Instructions for the task: Please return nothing but the lines between the line holding "Clone this chart in matplotlib." and the line holding "arrowprops=dim)", both ends included, without the pictures.

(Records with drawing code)
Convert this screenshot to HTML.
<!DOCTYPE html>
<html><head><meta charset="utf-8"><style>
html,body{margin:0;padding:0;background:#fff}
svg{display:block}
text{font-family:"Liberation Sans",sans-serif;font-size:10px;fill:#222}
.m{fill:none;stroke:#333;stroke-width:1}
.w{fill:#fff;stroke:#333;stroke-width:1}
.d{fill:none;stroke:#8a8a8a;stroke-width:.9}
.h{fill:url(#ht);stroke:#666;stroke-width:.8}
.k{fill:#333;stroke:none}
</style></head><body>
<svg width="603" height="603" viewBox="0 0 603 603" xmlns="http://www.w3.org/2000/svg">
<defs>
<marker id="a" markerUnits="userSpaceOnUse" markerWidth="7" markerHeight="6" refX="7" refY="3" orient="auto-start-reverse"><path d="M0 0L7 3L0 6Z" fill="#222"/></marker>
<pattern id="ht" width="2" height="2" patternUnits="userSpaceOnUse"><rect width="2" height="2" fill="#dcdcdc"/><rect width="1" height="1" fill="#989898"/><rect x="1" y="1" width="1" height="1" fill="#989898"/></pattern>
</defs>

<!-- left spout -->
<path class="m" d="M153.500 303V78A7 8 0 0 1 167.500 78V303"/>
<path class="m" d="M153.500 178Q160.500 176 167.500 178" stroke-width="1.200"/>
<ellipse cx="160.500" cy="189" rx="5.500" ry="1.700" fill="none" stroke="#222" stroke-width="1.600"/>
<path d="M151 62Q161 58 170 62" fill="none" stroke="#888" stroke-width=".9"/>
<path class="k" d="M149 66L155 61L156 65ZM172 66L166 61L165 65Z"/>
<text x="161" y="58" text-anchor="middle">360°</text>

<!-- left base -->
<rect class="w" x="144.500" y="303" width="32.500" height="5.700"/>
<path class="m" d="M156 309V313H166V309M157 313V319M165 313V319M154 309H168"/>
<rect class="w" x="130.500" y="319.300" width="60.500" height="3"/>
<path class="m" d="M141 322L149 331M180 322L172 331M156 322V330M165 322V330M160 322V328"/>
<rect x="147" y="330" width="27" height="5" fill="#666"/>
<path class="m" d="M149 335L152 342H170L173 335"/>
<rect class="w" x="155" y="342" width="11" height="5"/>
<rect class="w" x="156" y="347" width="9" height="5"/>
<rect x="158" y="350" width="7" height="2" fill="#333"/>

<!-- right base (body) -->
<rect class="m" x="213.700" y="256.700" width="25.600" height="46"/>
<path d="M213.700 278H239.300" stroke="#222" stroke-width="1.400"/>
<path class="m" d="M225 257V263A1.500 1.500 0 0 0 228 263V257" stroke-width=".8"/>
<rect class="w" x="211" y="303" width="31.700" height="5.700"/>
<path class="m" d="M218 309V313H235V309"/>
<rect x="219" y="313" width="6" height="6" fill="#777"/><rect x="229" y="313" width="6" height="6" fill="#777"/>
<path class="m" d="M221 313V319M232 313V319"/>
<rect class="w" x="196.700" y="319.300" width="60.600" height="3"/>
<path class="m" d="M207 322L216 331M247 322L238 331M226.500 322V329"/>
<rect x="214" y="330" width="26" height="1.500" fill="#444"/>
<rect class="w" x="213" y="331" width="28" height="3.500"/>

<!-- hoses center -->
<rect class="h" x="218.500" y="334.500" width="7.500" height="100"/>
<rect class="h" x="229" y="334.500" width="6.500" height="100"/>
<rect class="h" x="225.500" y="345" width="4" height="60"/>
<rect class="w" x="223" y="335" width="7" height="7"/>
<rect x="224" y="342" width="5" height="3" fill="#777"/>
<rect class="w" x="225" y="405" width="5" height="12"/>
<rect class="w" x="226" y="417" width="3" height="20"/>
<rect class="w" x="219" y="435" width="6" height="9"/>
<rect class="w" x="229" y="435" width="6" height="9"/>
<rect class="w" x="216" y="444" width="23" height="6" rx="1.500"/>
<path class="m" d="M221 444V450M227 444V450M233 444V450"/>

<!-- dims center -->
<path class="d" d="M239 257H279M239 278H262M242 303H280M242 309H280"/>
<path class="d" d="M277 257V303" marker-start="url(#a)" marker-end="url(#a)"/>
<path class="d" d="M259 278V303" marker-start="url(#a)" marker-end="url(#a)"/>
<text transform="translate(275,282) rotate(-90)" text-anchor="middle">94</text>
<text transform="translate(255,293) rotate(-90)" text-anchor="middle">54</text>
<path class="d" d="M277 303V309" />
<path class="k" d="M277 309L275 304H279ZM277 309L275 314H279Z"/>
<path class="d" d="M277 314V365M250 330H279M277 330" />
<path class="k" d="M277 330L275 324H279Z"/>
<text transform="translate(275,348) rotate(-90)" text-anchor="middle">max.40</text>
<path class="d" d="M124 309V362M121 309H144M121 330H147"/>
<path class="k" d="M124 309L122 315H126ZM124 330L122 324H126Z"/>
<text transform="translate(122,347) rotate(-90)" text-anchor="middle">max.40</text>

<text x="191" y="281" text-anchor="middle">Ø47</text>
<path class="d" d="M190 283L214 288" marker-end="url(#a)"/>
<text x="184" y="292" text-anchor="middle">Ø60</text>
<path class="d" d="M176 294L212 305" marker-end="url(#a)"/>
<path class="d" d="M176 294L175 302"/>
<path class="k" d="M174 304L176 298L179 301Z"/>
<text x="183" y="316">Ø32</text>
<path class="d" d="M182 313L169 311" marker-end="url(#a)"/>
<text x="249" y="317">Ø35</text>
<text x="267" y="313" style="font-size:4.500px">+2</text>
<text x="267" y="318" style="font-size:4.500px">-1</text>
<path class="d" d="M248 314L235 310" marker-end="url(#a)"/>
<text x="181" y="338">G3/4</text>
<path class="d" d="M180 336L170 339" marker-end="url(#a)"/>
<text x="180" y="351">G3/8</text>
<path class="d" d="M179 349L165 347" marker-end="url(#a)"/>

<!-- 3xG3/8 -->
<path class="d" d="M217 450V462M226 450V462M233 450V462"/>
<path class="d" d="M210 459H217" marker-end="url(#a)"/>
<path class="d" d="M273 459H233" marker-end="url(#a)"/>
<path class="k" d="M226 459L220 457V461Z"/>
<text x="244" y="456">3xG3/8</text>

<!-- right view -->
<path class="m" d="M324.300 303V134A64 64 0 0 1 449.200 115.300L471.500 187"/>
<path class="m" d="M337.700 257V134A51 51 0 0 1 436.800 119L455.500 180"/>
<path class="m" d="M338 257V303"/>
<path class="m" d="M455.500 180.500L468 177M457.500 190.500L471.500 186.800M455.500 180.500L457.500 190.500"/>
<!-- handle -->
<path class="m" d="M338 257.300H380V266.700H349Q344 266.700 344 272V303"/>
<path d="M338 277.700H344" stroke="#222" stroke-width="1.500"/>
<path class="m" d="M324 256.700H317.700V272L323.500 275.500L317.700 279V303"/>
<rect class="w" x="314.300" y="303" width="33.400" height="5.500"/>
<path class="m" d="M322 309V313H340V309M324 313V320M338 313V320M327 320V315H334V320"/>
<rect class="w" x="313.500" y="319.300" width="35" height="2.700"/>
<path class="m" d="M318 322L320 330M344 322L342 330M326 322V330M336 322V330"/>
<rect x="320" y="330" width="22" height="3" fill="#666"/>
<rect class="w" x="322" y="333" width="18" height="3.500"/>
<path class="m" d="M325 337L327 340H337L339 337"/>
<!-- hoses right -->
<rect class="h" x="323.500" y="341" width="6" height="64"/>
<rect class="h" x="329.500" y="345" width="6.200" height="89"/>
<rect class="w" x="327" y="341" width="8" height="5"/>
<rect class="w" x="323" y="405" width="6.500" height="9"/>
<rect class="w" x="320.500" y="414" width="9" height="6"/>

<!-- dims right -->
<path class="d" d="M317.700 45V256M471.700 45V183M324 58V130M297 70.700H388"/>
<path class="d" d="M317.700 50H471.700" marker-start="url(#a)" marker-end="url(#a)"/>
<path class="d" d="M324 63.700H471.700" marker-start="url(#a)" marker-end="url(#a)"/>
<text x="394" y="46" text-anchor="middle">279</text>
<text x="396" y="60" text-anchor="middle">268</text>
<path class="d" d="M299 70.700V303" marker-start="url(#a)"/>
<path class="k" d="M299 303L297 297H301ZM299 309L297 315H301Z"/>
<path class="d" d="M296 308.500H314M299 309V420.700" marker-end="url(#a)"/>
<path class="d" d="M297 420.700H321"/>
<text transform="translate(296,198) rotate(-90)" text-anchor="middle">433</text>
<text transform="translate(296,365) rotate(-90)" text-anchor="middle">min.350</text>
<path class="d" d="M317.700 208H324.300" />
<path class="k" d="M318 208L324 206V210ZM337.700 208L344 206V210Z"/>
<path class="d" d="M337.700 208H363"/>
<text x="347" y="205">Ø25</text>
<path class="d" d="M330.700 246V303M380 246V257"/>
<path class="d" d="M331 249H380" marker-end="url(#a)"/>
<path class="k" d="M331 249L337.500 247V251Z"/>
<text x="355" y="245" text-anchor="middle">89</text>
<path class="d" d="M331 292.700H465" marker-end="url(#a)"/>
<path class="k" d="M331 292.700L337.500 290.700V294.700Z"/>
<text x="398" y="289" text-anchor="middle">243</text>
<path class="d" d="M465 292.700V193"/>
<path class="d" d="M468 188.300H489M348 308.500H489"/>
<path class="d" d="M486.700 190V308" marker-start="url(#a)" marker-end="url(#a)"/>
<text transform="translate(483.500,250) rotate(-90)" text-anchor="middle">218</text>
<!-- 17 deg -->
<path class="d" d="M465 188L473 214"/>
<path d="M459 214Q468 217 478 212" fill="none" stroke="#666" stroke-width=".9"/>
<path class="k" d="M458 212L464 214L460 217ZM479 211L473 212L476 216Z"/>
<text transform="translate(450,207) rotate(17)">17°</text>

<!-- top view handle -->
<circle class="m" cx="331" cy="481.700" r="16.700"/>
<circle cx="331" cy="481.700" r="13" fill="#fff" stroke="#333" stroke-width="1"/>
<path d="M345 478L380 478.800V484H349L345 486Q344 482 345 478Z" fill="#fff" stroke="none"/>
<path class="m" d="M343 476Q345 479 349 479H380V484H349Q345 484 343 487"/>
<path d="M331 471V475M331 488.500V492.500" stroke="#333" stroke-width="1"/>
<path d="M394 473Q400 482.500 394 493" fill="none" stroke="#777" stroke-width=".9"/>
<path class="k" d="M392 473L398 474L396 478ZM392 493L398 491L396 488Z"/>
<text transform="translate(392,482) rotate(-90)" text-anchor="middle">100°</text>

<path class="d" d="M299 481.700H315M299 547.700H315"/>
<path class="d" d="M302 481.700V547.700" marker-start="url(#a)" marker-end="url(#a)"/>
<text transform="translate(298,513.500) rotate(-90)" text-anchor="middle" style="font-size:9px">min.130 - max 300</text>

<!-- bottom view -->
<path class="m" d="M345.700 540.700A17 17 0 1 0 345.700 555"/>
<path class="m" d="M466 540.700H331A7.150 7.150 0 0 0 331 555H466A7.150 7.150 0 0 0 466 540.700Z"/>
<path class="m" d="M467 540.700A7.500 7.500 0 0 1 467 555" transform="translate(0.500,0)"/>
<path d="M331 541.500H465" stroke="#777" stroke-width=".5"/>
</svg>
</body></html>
* * *
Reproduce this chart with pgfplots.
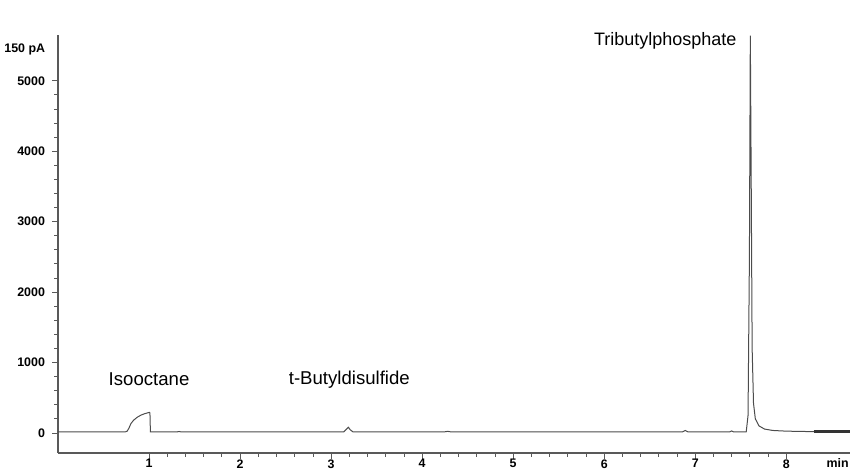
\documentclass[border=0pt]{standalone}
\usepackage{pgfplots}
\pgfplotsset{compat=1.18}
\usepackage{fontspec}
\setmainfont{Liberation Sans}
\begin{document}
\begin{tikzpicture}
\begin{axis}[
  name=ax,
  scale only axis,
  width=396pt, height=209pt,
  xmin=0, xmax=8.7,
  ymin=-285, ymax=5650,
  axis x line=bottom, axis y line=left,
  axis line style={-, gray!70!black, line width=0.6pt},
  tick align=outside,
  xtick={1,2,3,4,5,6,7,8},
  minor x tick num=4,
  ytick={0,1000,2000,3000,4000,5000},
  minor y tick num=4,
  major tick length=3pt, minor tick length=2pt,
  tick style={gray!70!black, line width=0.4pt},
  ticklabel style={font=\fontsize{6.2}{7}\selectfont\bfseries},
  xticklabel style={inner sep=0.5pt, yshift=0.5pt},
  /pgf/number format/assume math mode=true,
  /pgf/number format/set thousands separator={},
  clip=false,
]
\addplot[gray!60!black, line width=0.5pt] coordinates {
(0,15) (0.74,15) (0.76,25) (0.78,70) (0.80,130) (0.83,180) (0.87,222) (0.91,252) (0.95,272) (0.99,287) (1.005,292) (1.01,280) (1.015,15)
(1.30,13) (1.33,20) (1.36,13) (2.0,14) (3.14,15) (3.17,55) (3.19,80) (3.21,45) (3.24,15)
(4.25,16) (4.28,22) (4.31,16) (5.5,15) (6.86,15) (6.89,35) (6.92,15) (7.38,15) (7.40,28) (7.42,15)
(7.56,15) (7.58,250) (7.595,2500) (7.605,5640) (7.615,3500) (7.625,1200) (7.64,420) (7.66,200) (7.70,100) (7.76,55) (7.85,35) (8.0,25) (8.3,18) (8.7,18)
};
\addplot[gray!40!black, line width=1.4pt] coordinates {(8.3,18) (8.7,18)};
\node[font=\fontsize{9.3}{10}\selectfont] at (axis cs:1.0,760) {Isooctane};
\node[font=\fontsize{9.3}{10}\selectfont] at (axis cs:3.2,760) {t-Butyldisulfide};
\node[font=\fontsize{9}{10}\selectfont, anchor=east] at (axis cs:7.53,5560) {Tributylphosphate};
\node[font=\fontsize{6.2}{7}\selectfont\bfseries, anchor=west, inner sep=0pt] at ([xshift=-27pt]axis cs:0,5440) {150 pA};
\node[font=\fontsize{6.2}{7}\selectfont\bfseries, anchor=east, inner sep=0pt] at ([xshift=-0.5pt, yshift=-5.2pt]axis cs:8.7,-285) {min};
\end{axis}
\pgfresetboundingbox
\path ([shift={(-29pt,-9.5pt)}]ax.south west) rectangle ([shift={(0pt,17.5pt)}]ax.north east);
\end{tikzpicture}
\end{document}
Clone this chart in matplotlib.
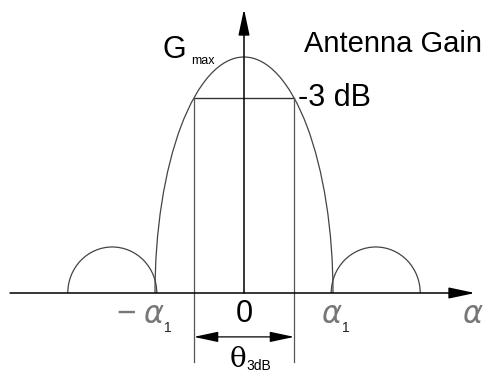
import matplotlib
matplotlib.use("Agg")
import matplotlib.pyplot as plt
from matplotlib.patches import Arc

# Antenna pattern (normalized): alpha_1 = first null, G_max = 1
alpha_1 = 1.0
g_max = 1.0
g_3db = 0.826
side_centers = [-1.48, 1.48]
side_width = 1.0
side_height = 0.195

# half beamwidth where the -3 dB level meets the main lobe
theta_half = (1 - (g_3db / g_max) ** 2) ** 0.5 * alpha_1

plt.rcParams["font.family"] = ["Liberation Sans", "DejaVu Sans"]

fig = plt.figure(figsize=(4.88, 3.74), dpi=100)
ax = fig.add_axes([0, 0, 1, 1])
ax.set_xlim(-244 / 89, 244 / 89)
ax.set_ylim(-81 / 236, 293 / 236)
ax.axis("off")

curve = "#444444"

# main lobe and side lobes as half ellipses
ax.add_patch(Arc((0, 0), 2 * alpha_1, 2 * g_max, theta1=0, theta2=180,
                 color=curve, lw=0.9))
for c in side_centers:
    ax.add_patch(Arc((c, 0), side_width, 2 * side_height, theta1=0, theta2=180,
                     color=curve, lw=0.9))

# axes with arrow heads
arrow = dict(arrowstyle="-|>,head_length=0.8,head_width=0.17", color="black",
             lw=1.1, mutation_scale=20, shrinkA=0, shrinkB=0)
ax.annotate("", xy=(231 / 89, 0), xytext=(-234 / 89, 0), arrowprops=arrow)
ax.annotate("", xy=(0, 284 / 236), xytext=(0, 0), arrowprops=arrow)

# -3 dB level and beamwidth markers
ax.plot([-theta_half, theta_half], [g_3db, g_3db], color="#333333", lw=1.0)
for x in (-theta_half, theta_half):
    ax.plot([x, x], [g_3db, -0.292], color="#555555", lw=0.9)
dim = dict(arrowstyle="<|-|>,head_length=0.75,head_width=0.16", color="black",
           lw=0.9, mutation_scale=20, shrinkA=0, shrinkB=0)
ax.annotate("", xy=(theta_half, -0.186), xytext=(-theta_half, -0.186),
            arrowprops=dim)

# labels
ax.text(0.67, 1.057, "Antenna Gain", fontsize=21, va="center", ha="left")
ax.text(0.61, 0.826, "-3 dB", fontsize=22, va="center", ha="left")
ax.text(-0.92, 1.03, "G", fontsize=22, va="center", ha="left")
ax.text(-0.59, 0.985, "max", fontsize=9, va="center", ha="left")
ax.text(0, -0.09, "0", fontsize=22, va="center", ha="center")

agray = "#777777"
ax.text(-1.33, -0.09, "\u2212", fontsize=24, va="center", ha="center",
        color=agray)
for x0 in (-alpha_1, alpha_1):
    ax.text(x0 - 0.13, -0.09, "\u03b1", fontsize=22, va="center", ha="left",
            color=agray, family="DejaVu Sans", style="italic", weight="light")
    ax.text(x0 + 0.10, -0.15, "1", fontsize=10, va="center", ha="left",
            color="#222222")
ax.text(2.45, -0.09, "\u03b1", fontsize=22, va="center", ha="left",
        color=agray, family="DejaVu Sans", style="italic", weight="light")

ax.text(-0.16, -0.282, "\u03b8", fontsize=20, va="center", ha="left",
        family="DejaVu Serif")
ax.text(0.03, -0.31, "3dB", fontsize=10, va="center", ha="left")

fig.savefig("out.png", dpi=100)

Reply:
Clone this chart in matplotlib.
import matplotlib
matplotlib.use("Agg")
import matplotlib.pyplot as plt
from matplotlib.patches import Arc

# Antenna pattern (normalized): alpha_1 = first null, G_max = 1
alpha_1 = 1.0
g_max = 1.0
g_3db = 0.826
side_centers = [-1.48, 1.48]
side_width = 1.0
side_height = 0.195

# half beamwidth where the -3 dB level meets the main lobe
theta_half = (1 - (g_3db / g_max) ** 2) ** 0.5 * alpha_1

plt.rcParams["font.family"] = ["Liberation Sans", "DejaVu Sans"]

fig = plt.figure(figsize=(4.88, 3.74), dpi=100)
ax = fig.add_axes([0, 0, 1, 1])
ax.set_xlim(-244 / 89, 244 / 89)
ax.set_ylim(-81 / 236, 293 / 236)
ax.axis("off")

curve = "#444444"

# main lobe and side lobes as half ellipses
ax.add_patch(Arc((0, 0), 2 * alpha_1, 2 * g_max, theta1=0, theta2=180,
                 color=curve, lw=0.9))
for c in side_centers:
    ax.add_patch(Arc((c, 0), side_width, 2 * side_height, theta1=0, theta2=180,
                     color=curve, lw=0.9))

# axes with arrow heads
arrow = dict(arrowstyle="-|>,head_length=0.8,head_width=0.17", color="black",
             lw=1.1, mutation_scale=20, shrinkA=0, shrinkB=0)
ax.annotate("", xy=(231 / 89, 0), xytext=(-234 / 89, 0), arrowprops=arrow)
ax.annotate("", xy=(0, 284 / 236), xytext=(0, 0), arrowprops=arrow)

# -3 dB level and beamwidth markers
ax.plot([-theta_half, theta_half], [g_3db, g_3db], color="#333333", lw=1.0)
for x in (-theta_half, theta_half):
    ax.plot([x, x], [g_3db, -0.292], color="#555555", lw=0.9)
dim = dict(arrowstyle="<|-|>,head_length=0.75,head_width=0.16", color="black",
           lw=0.9, mutation_scale=20, shrinkA=0, shrinkB=0)
ax.annotate("", xy=(theta_half, -0.186), xytext=(-theta_half, -0.186),
            arrowprops=dim)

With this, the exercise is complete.